Como señaló Cristina Fernández, la discusión en torno a los atributos esconde otra preocupación más profunda: la de la imagen de autoridad que pretende el presidente electo. A diferencia de Néstor Kirchner, cuya tarea fue restituir la figura presidencial después de un fracaso rotundo de la legitimidad política sufrida en la debacle de 2001, Macri es un presidente normal, que surge en unas elecciones normales, en circunstancias normales. La situación argentina es como la de cualquier país democrático del mundo. El contexto no es el más favorable debido a la profunda crisis multidimensional que azota a todo el globo, pero, en términos relativos, los recursos disponibles son envidiables. Prueba de ello es el sintomático (aunque también preocupante) entusiasmo internacional  suscitado por el cambio de gobierno: “hay torta para repartir”.

Todo eso significa que el macrismo tiene que hacer frente a una realidad.

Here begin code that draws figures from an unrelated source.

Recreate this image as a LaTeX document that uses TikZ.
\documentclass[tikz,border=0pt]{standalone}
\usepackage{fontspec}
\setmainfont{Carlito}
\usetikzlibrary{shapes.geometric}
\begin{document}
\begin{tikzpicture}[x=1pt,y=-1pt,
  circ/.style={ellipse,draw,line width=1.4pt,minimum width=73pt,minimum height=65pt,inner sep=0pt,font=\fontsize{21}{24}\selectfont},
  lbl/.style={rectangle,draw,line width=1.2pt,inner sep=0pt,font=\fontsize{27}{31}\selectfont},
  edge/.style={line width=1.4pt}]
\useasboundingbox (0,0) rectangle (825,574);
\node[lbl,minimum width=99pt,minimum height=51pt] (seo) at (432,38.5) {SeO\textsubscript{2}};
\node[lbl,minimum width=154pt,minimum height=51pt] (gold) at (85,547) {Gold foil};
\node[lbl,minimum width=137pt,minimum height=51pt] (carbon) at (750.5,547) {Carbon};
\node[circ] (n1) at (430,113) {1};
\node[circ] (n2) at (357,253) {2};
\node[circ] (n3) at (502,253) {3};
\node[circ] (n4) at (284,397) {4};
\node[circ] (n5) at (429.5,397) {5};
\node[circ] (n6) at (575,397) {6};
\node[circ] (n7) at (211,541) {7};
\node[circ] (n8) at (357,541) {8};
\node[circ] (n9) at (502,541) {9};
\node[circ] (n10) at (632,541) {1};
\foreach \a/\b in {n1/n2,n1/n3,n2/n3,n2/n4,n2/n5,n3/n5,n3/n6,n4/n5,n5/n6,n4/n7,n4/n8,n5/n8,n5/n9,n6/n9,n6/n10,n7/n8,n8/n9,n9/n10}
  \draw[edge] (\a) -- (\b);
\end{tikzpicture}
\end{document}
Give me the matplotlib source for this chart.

Los votos no alcanzan a la hora de consolidar un liderazgo político. La democracia, entendida de manera estrecha (como mera tramitación electoral) no es suficiente. Se necesitan otros aditamentos. En palabras de Agamben: "el poder y la gloria", las liturgias, los gestos sacramentales, las fuentes de legitimidad más allá de la desnuda mundanidad y el beneplácito popular frente a la gestión cotidiana. 

El kirchnerismo fue definido por sus seguidores como una anomalía (y lo fue en gran medida), aunque fruto de una historia que es posible rastrear genealógicamente para descubrir su lógica interna. Su personalidad es fruto combinado de voluntades y exigencias coyunturales. Argentina exigía una refundación. De este modo, el Kirchnerismo supo convertirse en heredero de una estirpe de gloriosas resistencias populares, imponiendo a través de ella su propia trascendencia (la "historia" tan mentada) y sus ceremonias de consagración. El macrismo está obligado a crear una ruptura en el tiempo (presentándose a sí mismo como una refundación) o aceptarse como heredero institucional de un ciclo fundado por el kirchnerismo.  

La respuesta de Cristina ante el desplante del presidente electo es interesante. Primero, porque pese a la enorme importancia que concede la mandataria a la escenificación del poder a través del contacto transparente con el pueblo, le ha señalado que no son los atributos (el lugar y la hora de la asunción: el bastón y la banda) los que le permitirán realizar plenamente lo que consiguió en las urnas: la autoridad política, sino la eficaz administración del estado para ganarse el favor del pueblo. 

De esta manera, se da la paradoja que Cristina Fernández (la presidenta populista) le señala al capo de los CEOs, cuyo discurso gira, precisamente, en pretender superar la política de las emociones y los gestos vacíos,  que preste atención a la gestión. No será a través de ceremonias que tendrá el beneplácito del pueblo, sino a través de la seria administración del Estado que ahora debe conducir. 

La bronca de Macri es sintomática. Pone de manifiesto lo que hay detrás de la pretendida transparencia zen que el periodismo adicto le ha endilgado estos días: una cuidadosa puesta en escena, una liturgia mediática que se alimenta, como en un espejo convexo, de la más pura concepción de la política en términos de confrontación. 

Hasta allí las odas al consenso. Hasta allí la pretensión de ir más allá de la grieta. Como dijo Cristina: "hasta allí llega el amor". "El amor después del amor" es la ley, la institucionalidad. Algo hacia lo cual el macrismo sólo tiene un respeto de boquilla: la disputa en torno a la continuidad de la Procuradora General del Estado, Alejandra Gils Carbó, y Martín Sabatella frente al Afsca lo demuestran con creces.